The research group of Tomonori Hoshino, lecturer at Nagasaki University Hospital, Professor Taku Fujiwara, Assistant Professor Kan Saito, medical staff Yoshio Kondo of the Department of Pediatric Dentistry, Graduate School of Biomedical Sciences, and Professor Shigetada Kawabata, Associate Professor Yutaka Terao and Associate Professor Nobuo Okahashi of the Graduate School of Dentistry Osaka University, asking why a vaccine for caries has not been realized despite the many reports there have been about the development of one, newly analyzed the antigenicity of glucosyltransferase B, one of the pathogenic factors of Streptococcus mutans causing caries.

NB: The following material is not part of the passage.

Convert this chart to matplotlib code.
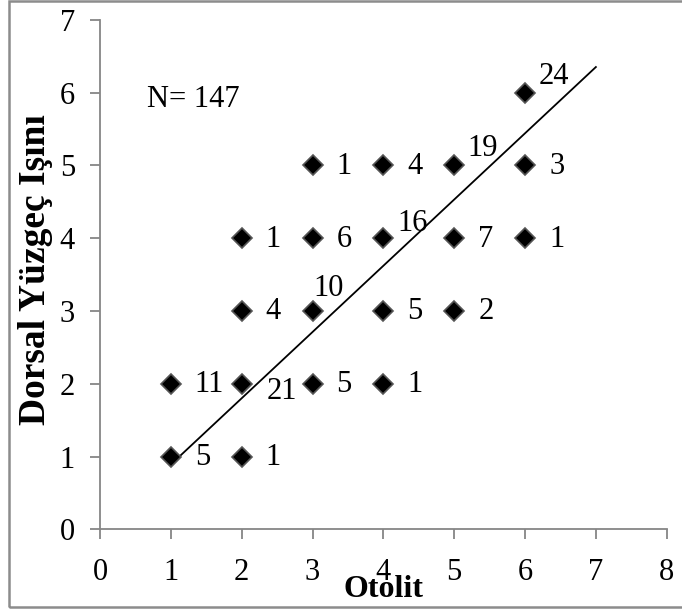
import numpy as np
import matplotlib
matplotlib.use("Agg")
import matplotlib.pyplot as plt
from matplotlib.patches import Rectangle

plt.rcParams['font.family'] = ['Liberation Serif', 'DejaVu Serif']

# otolith age vs dorsal fin ray counts, with number of fish per cell
otolit = [1, 2, 1, 2, 3, 4, 2, 3, 4, 5, 2, 3, 4, 5, 6, 3, 4, 5, 6, 6]
dorsal = [1, 1, 2, 2, 2, 2, 3, 3, 3, 3, 4, 4, 4, 4, 4, 5, 5, 5, 5, 6]
counts = [5, 1, 11, 21, 5, 1, 4, 10, 5, 2, 1, 6, 16, 7, 1, 1, 4, 19, 3, 24]
n_total = 147

# linear trend line
trend_slope = 0.91
trend_intercept = -0.02
trend_x = [1, 7]

# label offsets (pixels) for the counts that sit above/below the default spot
label_shift = {3: (25, -8), 7: (1, 22), 12: (14, 15), 17: (13, 17), 19: (14, 16)}

GRAY = '#868686'

fig = plt.figure(figsize=(6.82, 6.12), dpi=100)
ax = fig.add_axes([0.1466, 0.1351, 0.831, 0.8327])

tx = np.array(trend_x, dtype=float)
ax.plot(tx, trend_slope * tx + trend_intercept, color='black', lw=1.3, zorder=2)

ax.plot(otolit, dorsal, linestyle='none', marker='D', markersize=10,
        markerfacecolor='black', markeredgecolor='#555555', markeredgewidth=1.2,
        zorder=3)

for i, (x, y, c) in enumerate(zip(otolit, dorsal, counts)):
    dx, dy = label_shift.get(i, (24, -1))
    ax.annotate(str(c), (x, y), xytext=(dx, dy), textcoords='offset pixels',
                ha='left', va='center', fontsize=22, zorder=4)

ax.text(0.66, 5.9, 'N= %d' % n_total, ha='left', va='center', fontsize=22)

ax.set_xlim(0, 8)
ax.set_ylim(0, 7)
ax.set_xticks(range(0, 9))
ax.set_yticks(range(0, 8))
ax.tick_params(direction='out', length=7, width=1.3, color=GRAY,
               labelsize=22, pad=11)
ax.tick_params(axis='x', pad=14)

for side in ['top', 'right']:
    ax.spines[side].set_visible(False)
for side in ['left', 'bottom']:
    ax.spines[side].set_color(GRAY)
    ax.spines[side].set_linewidth(1.3)

ax.set_xlabel('Otolit', fontsize=23, fontweight='bold', va='center')
ax.xaxis.set_label_coords(0.5, -0.118)
ax.set_ylabel('Dorsal Yüzgeç Işını', fontsize=27, fontweight='bold', va='center')
ax.yaxis.set_label_coords(-0.113, 0.51)

# thin gray frame around the whole chart
fig.patches.append(Rectangle((9 / 682, 5 / 612), 1.0, 1 - 6 / 612,
                             transform=fig.transFigure, fill=False,
                             edgecolor='#8c8c8c', lw=1.8, clip_on=False))

fig.savefig('out.png', dpi=100)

Their results showed that the catalytic domains and glucan binding domains which have been used thus far as targets for vaccine do not have very high antigenicity in terms of hydrophilicity, due to conformational problems or the amino acid composition ratio, but the antigenicity of a polymorphic region on the N-terminal which is specific to the species but whose function has not been identified.
Since an antibody capable of effectively suppressing the enzyme activity of glucosyltransferase B can be derived by making this region the target of a caries vaccine, the possibility of developing an effective anti-caries vaccine has increased.

An article about this research was published in the September 2011 issue of Clinical and Vaccine Immunology, and Tomonori Hoshino received the 2010 Lion Award academic prize at the 50th Conference of the Japanese Society of Pediatric Dentistry held in Tokyo in May 2012.
An article about this award appeared in the Nagasaki Shimbun on July 4, 2012.